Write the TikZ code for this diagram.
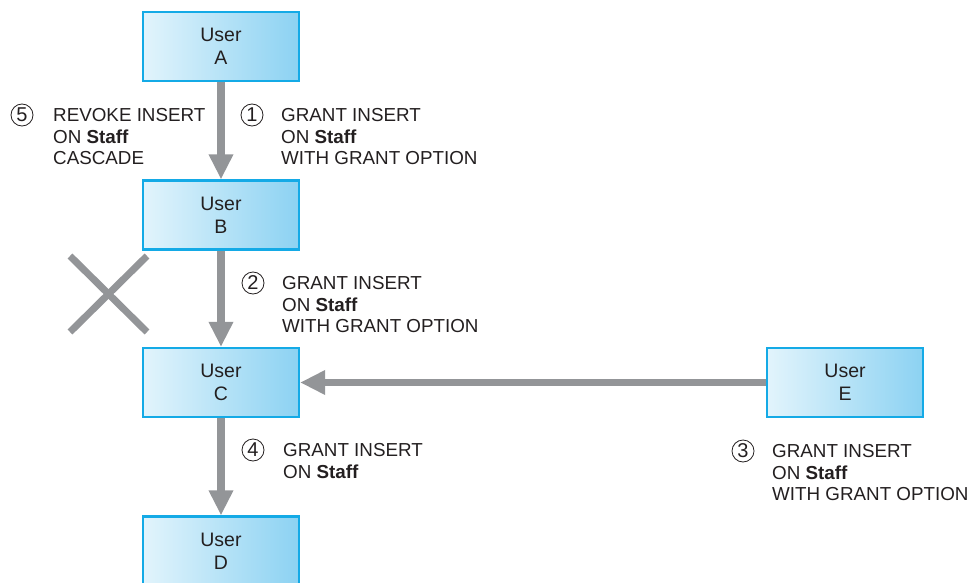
\documentclass[tikz,border=0pt]{standalone}
\usepackage{fontspec}
\setmainfont{Liberation Sans}
\usetikzlibrary{arrows.meta}
\definecolor{arrgray}{RGB}{147,149,152}
\definecolor{boxedge}{RGB}{20,170,230}
\definecolor{boxleft}{RGB}{226,244,252}
\definecolor{boxright}{RGB}{140,210,242}
\definecolor{txt}{RGB}{35,31,32}
\begin{document}
\begin{tikzpicture}[x=1pt,y=-1pt,
  userbox/.style={draw=boxedge, line width=2.2pt, left color=boxleft, right color=boxright,
    minimum width=156pt, minimum height=69pt, inner sep=0pt, align=center,
    font=\fontsize{19.5}{23}\selectfont, text=txt},
  arr/.style={draw=arrgray, line width=7.5pt, -{Triangle[width=23pt,length=25pt]}},
  xline/.style={draw=arrgray, line width=7pt},
  num/.style={draw=txt, circle, line width=0.8pt, minimum size=22pt, inner sep=0pt,
    font=\fontsize{20}{20}\selectfont, text=txt},
  lbl/.style={anchor=north west, inner sep=0pt, align=left,
    font=\fontsize{18.8}{21.8}\selectfont, text=txt}]
\useasboundingbox (0,0) rectangle (971,583);
\node[userbox] (A) at (221,46.5) {User\\A};
\node[userbox] (B) at (221,215) {User\\B};
\node[userbox] (C) at (221,382.5) {User\\C};
\node[userbox] (D) at (221,551) {User\\D};
\node[userbox] (E) at (845,382.5) {User\\E};
\draw[arr] (A) -- (B);
\draw[arr] (B) -- (C);
\draw[arr] (C) -- (D);
\draw[arr] (E) -- (C);
\coordinate (x1) at (70,256);
\coordinate (x2) at (147,332);
\coordinate (x3) at (147,256);
\coordinate (x4) at (70,332);
\draw[xline] (x1) -- (x2);
\draw[xline] (x3) -- (x4);
% labels
\node[num] (n5) at (22,115) {5};
\node[lbl] (l5) at (53,108) {REVOKE INSERT\\ON \textbf{Staff}\\CASCADE};
\node[num] (n1) at (252,115) {1};
\node[lbl] (l1) at (281,108) {GRANT INSERT\\ON \textbf{Staff}\\WITH GRANT OPTION};
\node[num] (n2) at (253,283) {2};
\node[lbl] (l2) at (282,276) {GRANT INSERT\\ON \textbf{Staff}\\WITH GRANT OPTION};
\node[num] (n4) at (253,450) {4};
\node[lbl] (l4) at (283,443) {GRANT INSERT\\ON \textbf{Staff}};
\node[num] (n3) at (743,451) {3};
\node[lbl] (l3) at (772,444) {GRANT INSERT\\ON \textbf{Staff}\\WITH GRANT OPTION};
\end{tikzpicture}
\end{document}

◇ ◇ ◇ ◇

Return the listing above unchanged, apart from dropping its pictures.

Write the TikZ code for this diagram.
\documentclass[tikz,border=0pt]{standalone}
\usepackage{fontspec}
\setmainfont{Liberation Sans}
\usetikzlibrary{arrows.meta}
\definecolor{arrgray}{RGB}{147,149,152}
\definecolor{boxedge}{RGB}{20,170,230}
\definecolor{boxleft}{RGB}{226,244,252}
\definecolor{boxright}{RGB}{140,210,242}
\definecolor{txt}{RGB}{35,31,32}
\begin{document}
\begin{tikzpicture}[x=1pt,y=-1pt,
  userbox/.style={draw=boxedge, line width=2.2pt, left color=boxleft, right color=boxright,
    minimum width=156pt, minimum height=69pt, inner sep=0pt, align=center,
    font=\fontsize{19.5}{23}\selectfont, text=txt},
  arr/.style={draw=arrgray, line width=7.5pt, -{Triangle[width=23pt,length=25pt]}},
  xline/.style={draw=arrgray, line width=7pt},
  num/.style={draw=txt, circle, line width=0.8pt, minimum size=22pt, inner sep=0pt,
    font=\fontsize{20}{20}\selectfont, text=txt},
  lbl/.style={anchor=north west, inner sep=0pt, align=left,
    font=\fontsize{18.8}{21.8}\selectfont, text=txt}]
\useasboundingbox (0,0) rectangle (971,583);
\node[userbox] (A) at (221,46.5) {User\\A};
\node[userbox] (B) at (221,215) {User\\B};
\node[userbox] (C) at (221,382.5) {User\\C};
\node[userbox] (D) at (221,551) {User\\D};
\node[userbox] (E) at (845,382.5) {User\\E};
\draw[arr] (A) -- (B);
\draw[arr] (B) -- (C);
\draw[arr] (C) -- (D);
\draw[arr] (E) -- (C);
\coordinate (x1) at (70,256);
\coordinate (x2) at (147,332);
\coordinate (x3) at (147,256);
\coordinate (x4) at (70,332);
\draw[xline] (x1) -- (x2);
\draw[xline] (x3) -- (x4);
% labels
\node[num] (n5) at (22,115) {5};
\node[lbl] (l5) at (53,108) {REVOKE INSERT\\ON \textbf{Staff}\\CASCADE};
\node[num] (n1) at (252,115) {1};
\node[lbl] (l1) at (281,108) {GRANT INSERT\\ON \textbf{Staff}\\WITH GRANT OPTION};
\node[num] (n2) at (253,283) {2};
\node[lbl] (l2) at (282,276) {GRANT INSERT\\ON \textbf{Staff}\\WITH GRANT OPTION};
\node[num] (n4) at (253,450) {4};
\node[lbl] (l4) at (283,443) {GRANT INSERT\\ON \textbf{Staff}};
\node[num] (n3) at (743,451) {3};
\node[lbl] (l3) at (772,444) {GRANT INSERT\\ON \textbf{Staff}\\WITH GRANT OPTION};
\end{tikzpicture}
\end{document}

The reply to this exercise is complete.